报告题目: Sign-changing solutions for critical Hamiltonian systems

报告人: 严树森教授（华中师范大学）

报告时间: 2026年01月06日08:30-10:30

报告地点: 数学与统计学院135报告厅

报告摘要: We build infinitely many geometrically distinct non-radial sign-changing solutions for the Hamiltonian-type elliptic systems

$$ -\Delta u =|v|^{p-1}v\ \hbox{in}\ \mathbb R^N,\

-\Delta v =|u|^{q-1}u\ \hbox{in}\ \mathbb R^N,$$

where the exponents $(p,q)$ satisfy $p,q>1$ and belong to the critical hyperbola

$$\frac1{p+1}+\frac1{q+1} =\frac {N-2}N.$$

To establish this result, we introduce several new ideas and strategies that are both robust and potentially applicable to other critical problems lacking the Kelvin invariance.

报告人简介: 严树森：华中师范大学教授，研究方向为非线性椭圆方程，在关于奇异椭圆问题的多峰解的存在性，Ambrosetti-Prodi型椭圆方程解的个数的估计的Lazer-McKenna猜想，非紧椭圆问题无穷多个正解的存在性，Chern-Simons方程和二维不可压流体的涡补丁问题爆破解与Kirchhoff-Routh函数之间的关系，椭圆问题的波峰解的非退化性与局部唯一性等做出了重要的工作，得到了国际同行的高度认可。

报告题目: Multiple Boundary Peak Solution for Critical Hamiltonian System with Neumann boundary

报告人: 郭玉霞教授（清华大学数学系）

报告时间: 2026年01月06日08:30-10:30

报告地点: 数学与统计学院135报告厅

报告摘要: We consider the following elliptic system with Neumann boundary:

\begin{equation*}

  \begin{cases}

  -\Delta u + \mu u=v^p,\;\;\; &\hbox{in } \Omega,\\

  -\Delta v + \mu v=u^q,\;\;\; &\hbox{in } \Omega,\\

  \frac{\partial u}{\partial n} = \frac{\partial v}{\partial n} = 0, &\hbox{on } \partial\Omega,\\

  u>0,v>0, &\hbox{in } \Omega,

  \end{cases}

\end{equation*}

where $\Omega \subset \R^N$ is a smooth bounded domain, $\mu$ is a positive  constant and $(p,q)$ lies in the critical hyperbola:

$$\dfrac{1}{p+1} + \dfrac{1}{q+1}  =\dfrac{N-2}{N}.$$

By using the Lyapunov-Schmidt reduction technique, we establish the existence of infinitely many solutions to above system. These solutions have multiple peaks that are located on the boundary $\partial \Omega$. Our results show that the geometry of the boundary $\partial\Omega,$ especially its mean curvature, plays a crucial role on the existence and the behaviour of the solutions to the problem.

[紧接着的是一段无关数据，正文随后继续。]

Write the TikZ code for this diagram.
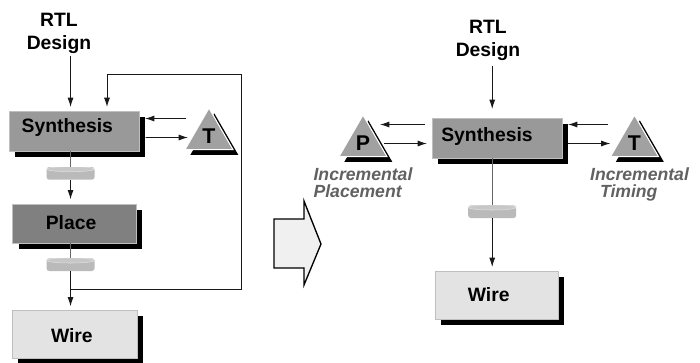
\documentclass[tikz,border=0pt]{standalone}
\usepackage{fontspec}
\setmainfont{Liberation Sans}
\usetikzlibrary{positioning,arrows.meta,calc,shapes.geometric,shadows}

\tikzset{
    every node/.style={outer sep=0pt, inner sep=0pt},
    procbox/.style={rectangle, draw=black!25, line width=0.5pt, minimum width=97.5pt,
        drop shadow={shadow xshift=4.5pt, shadow yshift=-4.5pt, fill=black, opacity=1}},
    boxtext/.style={font=\fontsize{14.5}{17}\selectfont\bfseries, text=black},
    toolsym/.style={regular polygon, regular polygon sides=3, minimum size=41.5pt,
        fill=black!37, draw=white, line width=0.8pt,
        drop shadow={shadow xshift=4pt, shadow yshift=-4pt, fill=black, opacity=1},
        font=\fontsize{16}{17}\selectfont\bfseries},
    disk/.style={rectangle, rounded corners=2pt, fill=black!27, minimum width=36pt, minimum height=9.5pt,
        path picture={\draw[black!12, line width=0.4pt, fill=black!22]
            ([yshift=-1.6pt]path picture bounding box.north) ellipse (18pt and 1.9pt);}},
    inctext/.style={align=left, text=black!62, font=\fontsize{13.2}{12.75}\selectfont\bfseries\itshape},
    input/.style={align=center, font=\fontsize{14.5}{17.25}\selectfont\bfseries},
    flow/.style={-{Latex[length=7pt,width=4.5pt]}, draw=black!90, line width=0.7pt},
    trunk/.style={draw=black!60, line width=0.8pt},
}

\begin{document}
\begin{tikzpicture}[x=0.75pt,y=-0.75pt]
    \useasboundingbox (0,0) rectangle (700,362);

    % flow with separate tools
    \node (rtl1) [input] at (59,33) {RTL\\Design};
    \node (synth1) [procbox, fill=black!40, minimum height=30pt,
        label={[boxtext,xshift=-5pt,yshift=2.5pt]center:Synthesis}] at (74,131) {};
    \node (disk1) [disk, below=12pt of synth1, xshift=-2.6pt] {};
    \node (place1) [procbox, fill=black!50, minimum width=92.5pt, minimum height=29.25pt,
        label={[boxtext,xshift=-2.5pt,yshift=1.3pt]center:Place},
        below=18.5pt of disk1, xshift=2.9pt] {};
    \node (disk2) [disk, below=11.25pt of place1, xshift=-2.9pt] {};
    \node (wire1) [procbox, fill=black!11, minimum width=93.75pt, minimum height=36pt,
        label={[boxtext,xshift=-2pt,yshift=-0.7pt]center:Wire},
        below=29.5pt of disk2, xshift=3pt] {};
    \node (tri1) [toolsym] at (209,135.7) {T};
    \coordinate (tap1) at ($(disk2 |- wire1.north)+(0,-21)$);
    \coordinate (loop1) at (241,74);
    \coordinate (loop2) at (107,74);

    \draw[flow] ([yshift=-2pt]rtl1.south -| disk1) -- ($(disk1 |- synth1.north)+(0,-4)$);
    \draw[trunk] (disk1 |- synth1.south) -- (disk1.north);
    \draw[flow] (disk1.south) -- ($(disk1 |- place1.north)+(0,-5)$);
    \draw[trunk] (disk2 |- place1.south) -- (disk2.north);
    \draw[flow] (disk2.south) -- ($(disk2 |- wire1.north)+(0,-4)$);
    \draw[flow] (tap1) -| (loop1) -- (loop2) -- ($(loop2 |- synth1.north)+(0,-4)$);
    \draw[flow] ([shift={(-23,-17.2)}]tri1.center) -- ([shift={(6,-12.5)}]synth1.east);
    \draw[flow] ([shift={(6.5,6.5)}]synth1.east) -- ([shift={(-21,1.8)}]tri1.center);

    % flow with incremental tools
    \node (rtl2) [input] at (488,40.5) {RTL\\Design};
    \node (synth2) [procbox, fill=black!40, minimum height=30pt,
        label={[boxtext,xshift=-7.5pt,yshift=1pt]center:Synthesis}] at (497,138) {};
    \node (disk3) [disk, below=35.5pt of synth2, xshift=-3.6pt] {};
    \node (wire2) [procbox, fill=black!11, minimum width=92.25pt, minimum height=36pt,
        label={[boxtext,xshift=-6pt]center:Wire},
        below=39.75pt of disk3, xshift=3.4pt] {};
    \node (tri2) [toolsym] at (363,142.7) {P};
    \node (tri3) [toolsym] at (634.5,142.7) {T};
    \node (inc1) [inctext, below=8.5pt of tri2] {Incremental\\Placement};
    \node (inc2) [inctext, below=8.5pt of tri3, xshift=3.75pt] {Incremental\\\hspace*{7.5pt}Timing};

    \draw[flow] ([yshift=-4pt]rtl2.south -| disk3) -- ($(disk3 |- synth2.north)+(0,-9)$);
    \draw[trunk] (disk3 |- synth2.south) -- (disk3.north);
    \draw[flow] (disk3.south) -- ($(disk3 |- wire2.north)+(0,-4)$);
    \draw[flow] ([shift={(-7,-13.5)}]synth2.west) -- ([shift={(17,-18.2)}]tri2.center);
    \draw[flow] ([shift={(21,0.8)}]tri2.center) -- ([shift={(-5,5.5)}]synth2.west);
    \draw[flow] ([shift={(-26.5,-18.2)}]tri3.center) -- ([shift={(6,-13.5)}]synth2.east);
    \draw[flow] ([shift={(6,5.5)}]synth2.east) -- ([shift={(-24,0.8)}]tri3.center);

    \draw[black, line width=1pt, fill=black!6] (274,219) -- (304,219) -- (304,201) -- (321,244)
        -- (304,285) -- (304,268) -- (274,268) -- cycle;

\end{tikzpicture}
\end{document}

报告人简介: 郭玉霞：清华大学数学系教授，博士生导师，德国洪堡基金获得者。主要从事非线性泛函分析及其在偏微分方程中的应用等方面的研究工作。2002年世界数学家大会卫星会议邀请报告人。2002年以来曾先后主持完成国家自然科学基金6项，作为主要成员参与完成重点项目1项.目前参重点项目1项, 主持面上项目1项。公开发表国际SCI论文100余篇,部分研究成果发表在国际权威数学刊比如：Comm.Pure. Appl. Math., Math Anal.Jour. Diff. Equa., Comm.Parl. Diff. Equa., Cal. Var. PDE., Jour. Func. Anal.， SIAMJ. Contr. Opt., Pro. Lond. Math Soc, JMPA等，其研究成果被专家学者广泛引用。